◆ DIRECTIONS FOR THIS TASK:
The records below hold a stretch from the line with "Recreate this image" through the line with "Serif, Times New"; return exactly those lines, ends included, and nothing more.

◆ AVAILABLE RECORDS:
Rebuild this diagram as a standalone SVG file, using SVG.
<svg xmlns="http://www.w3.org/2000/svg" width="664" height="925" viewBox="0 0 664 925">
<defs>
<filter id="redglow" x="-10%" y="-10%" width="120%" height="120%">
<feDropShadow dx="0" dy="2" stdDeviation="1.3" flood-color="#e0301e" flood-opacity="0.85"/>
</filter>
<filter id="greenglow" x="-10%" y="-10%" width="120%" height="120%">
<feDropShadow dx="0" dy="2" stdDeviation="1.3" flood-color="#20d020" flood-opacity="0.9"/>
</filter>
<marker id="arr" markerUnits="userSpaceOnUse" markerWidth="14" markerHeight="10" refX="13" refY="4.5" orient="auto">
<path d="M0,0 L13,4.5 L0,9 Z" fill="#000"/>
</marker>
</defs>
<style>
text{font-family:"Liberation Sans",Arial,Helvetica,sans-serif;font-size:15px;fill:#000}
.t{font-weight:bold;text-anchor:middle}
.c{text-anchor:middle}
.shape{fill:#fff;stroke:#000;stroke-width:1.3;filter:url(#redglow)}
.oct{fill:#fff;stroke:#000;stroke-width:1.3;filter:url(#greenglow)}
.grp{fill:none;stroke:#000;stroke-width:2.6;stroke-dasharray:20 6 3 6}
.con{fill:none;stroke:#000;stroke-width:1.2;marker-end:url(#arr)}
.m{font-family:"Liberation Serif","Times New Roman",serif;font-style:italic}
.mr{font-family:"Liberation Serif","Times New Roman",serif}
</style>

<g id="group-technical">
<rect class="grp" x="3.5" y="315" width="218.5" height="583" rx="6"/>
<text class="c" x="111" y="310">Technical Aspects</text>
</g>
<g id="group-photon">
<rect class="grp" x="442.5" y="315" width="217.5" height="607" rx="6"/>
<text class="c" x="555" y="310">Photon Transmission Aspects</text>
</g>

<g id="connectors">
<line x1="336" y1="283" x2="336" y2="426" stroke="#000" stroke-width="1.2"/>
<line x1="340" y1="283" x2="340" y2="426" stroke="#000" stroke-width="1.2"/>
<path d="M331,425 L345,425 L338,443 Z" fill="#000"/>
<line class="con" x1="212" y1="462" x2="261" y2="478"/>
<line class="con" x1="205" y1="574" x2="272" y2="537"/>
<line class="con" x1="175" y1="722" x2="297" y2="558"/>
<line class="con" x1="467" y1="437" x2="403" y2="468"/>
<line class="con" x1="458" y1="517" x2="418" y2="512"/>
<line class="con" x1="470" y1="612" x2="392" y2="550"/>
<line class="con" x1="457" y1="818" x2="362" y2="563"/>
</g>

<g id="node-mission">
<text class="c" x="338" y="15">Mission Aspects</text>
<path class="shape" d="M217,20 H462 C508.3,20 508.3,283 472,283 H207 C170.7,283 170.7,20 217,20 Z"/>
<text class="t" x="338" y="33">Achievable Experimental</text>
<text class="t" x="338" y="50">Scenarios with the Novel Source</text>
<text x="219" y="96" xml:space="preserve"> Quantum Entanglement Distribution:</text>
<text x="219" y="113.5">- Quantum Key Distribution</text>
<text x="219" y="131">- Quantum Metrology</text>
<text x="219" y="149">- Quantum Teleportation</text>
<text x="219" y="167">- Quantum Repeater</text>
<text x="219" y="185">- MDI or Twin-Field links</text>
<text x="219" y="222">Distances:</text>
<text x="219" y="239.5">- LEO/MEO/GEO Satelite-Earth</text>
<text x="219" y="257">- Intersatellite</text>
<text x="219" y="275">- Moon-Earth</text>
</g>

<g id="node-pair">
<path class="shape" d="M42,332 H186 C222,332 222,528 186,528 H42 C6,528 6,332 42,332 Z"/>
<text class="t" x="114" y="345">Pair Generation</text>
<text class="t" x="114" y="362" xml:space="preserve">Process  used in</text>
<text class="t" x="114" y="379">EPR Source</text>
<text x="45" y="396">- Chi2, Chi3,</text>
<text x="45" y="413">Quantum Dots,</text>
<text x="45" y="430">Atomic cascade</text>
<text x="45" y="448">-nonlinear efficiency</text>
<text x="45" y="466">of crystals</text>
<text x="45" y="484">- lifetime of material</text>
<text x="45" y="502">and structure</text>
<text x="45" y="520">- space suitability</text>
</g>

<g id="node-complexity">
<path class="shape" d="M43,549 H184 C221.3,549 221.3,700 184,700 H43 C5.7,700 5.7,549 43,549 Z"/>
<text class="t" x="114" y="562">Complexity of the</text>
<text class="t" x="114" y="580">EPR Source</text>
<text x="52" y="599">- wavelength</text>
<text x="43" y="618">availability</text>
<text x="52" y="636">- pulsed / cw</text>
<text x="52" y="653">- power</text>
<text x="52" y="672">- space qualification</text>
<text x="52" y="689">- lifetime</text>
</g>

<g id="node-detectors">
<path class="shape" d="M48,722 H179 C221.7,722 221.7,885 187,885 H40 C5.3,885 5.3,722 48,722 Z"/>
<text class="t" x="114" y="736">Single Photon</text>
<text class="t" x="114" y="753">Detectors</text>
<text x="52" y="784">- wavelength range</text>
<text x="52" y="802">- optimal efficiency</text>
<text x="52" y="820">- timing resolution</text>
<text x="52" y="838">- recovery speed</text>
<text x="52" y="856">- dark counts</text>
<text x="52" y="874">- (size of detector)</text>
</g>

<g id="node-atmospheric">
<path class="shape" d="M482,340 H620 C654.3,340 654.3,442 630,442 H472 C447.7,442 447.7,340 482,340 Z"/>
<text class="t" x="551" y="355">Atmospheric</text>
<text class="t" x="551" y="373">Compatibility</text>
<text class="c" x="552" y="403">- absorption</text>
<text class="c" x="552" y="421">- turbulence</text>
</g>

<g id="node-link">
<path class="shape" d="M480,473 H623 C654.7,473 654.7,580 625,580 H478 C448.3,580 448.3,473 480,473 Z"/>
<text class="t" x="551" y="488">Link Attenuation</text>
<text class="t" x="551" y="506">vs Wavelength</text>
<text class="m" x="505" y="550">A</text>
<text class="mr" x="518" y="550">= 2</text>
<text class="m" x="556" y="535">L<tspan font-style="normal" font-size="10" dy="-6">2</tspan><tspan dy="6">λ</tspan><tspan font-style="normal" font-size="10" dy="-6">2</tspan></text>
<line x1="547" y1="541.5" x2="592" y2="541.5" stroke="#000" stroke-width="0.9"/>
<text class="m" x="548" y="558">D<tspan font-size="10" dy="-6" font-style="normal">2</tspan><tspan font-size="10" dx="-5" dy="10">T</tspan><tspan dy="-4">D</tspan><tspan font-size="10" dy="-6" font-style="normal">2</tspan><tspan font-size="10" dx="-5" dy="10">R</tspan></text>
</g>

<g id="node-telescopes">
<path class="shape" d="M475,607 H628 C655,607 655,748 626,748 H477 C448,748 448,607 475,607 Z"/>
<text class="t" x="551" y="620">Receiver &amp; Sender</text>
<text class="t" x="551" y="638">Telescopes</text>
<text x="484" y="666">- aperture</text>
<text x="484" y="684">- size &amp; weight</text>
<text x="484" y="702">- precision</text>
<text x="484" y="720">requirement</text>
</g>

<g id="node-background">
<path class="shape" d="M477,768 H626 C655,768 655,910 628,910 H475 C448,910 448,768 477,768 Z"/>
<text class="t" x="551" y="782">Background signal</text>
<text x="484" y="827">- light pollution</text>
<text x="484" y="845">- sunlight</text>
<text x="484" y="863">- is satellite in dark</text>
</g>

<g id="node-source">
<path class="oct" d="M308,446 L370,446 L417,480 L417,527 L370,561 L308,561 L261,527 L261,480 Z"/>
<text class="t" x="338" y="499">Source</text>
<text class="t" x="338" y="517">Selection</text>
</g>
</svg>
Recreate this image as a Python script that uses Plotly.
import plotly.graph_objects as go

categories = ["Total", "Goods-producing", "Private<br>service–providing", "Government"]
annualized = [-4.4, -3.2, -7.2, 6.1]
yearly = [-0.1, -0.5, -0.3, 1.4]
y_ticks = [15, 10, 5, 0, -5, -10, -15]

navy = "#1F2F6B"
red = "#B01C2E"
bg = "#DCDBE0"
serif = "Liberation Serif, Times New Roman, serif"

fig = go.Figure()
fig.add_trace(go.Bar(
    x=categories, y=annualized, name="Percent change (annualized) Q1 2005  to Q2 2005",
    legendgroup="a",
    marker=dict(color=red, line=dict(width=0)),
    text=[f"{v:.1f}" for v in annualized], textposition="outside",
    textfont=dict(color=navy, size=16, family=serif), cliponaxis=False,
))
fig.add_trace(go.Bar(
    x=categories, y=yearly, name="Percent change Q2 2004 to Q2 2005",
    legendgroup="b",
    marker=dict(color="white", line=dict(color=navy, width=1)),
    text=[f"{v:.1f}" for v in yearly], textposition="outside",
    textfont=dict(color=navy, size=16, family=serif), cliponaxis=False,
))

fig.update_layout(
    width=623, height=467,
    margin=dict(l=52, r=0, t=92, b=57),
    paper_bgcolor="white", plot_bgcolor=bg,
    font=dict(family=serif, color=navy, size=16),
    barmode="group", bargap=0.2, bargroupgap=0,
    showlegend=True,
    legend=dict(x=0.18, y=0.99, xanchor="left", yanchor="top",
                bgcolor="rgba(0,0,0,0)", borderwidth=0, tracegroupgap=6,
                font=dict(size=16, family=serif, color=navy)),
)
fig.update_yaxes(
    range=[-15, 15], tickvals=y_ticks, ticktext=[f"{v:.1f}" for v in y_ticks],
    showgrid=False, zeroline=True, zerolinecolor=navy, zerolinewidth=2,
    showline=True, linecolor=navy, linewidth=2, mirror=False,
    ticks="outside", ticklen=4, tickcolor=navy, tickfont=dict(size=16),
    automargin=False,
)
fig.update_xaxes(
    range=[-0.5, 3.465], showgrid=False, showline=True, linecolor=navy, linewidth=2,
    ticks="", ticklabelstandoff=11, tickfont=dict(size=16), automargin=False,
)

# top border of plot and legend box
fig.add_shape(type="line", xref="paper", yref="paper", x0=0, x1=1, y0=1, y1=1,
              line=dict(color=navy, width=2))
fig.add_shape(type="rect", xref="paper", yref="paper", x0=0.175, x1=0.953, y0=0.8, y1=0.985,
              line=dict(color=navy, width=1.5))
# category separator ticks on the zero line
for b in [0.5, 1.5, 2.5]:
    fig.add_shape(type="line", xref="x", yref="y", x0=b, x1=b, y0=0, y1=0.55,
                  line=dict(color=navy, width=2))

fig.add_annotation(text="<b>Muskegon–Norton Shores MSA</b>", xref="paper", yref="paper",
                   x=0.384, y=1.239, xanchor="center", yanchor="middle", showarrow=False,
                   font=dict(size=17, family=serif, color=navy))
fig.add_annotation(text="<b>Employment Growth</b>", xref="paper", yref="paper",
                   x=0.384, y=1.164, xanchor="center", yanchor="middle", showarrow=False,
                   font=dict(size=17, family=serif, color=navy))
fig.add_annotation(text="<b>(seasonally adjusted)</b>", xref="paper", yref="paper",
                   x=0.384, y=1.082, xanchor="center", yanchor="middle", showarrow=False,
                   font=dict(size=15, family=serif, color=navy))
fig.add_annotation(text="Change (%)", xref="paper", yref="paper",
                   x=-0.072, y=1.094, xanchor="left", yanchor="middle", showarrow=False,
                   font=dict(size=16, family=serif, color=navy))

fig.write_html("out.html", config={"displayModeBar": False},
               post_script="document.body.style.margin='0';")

◆ OUTPUT FOR THIS TASK:
Recreate this image as a Python script that uses Plotly.
import plotly.graph_objects as go

categories = ["Total", "Goods-producing", "Private<br>service–providing", "Government"]
annualized = [-4.4, -3.2, -7.2, 6.1]
yearly = [-0.1, -0.5, -0.3, 1.4]
y_ticks = [15, 10, 5, 0, -5, -10, -15]

navy = "#1F2F6B"
red = "#B01C2E"
bg = "#DCDBE0"
serif = "Liberation Serif, Times New Roman, serif"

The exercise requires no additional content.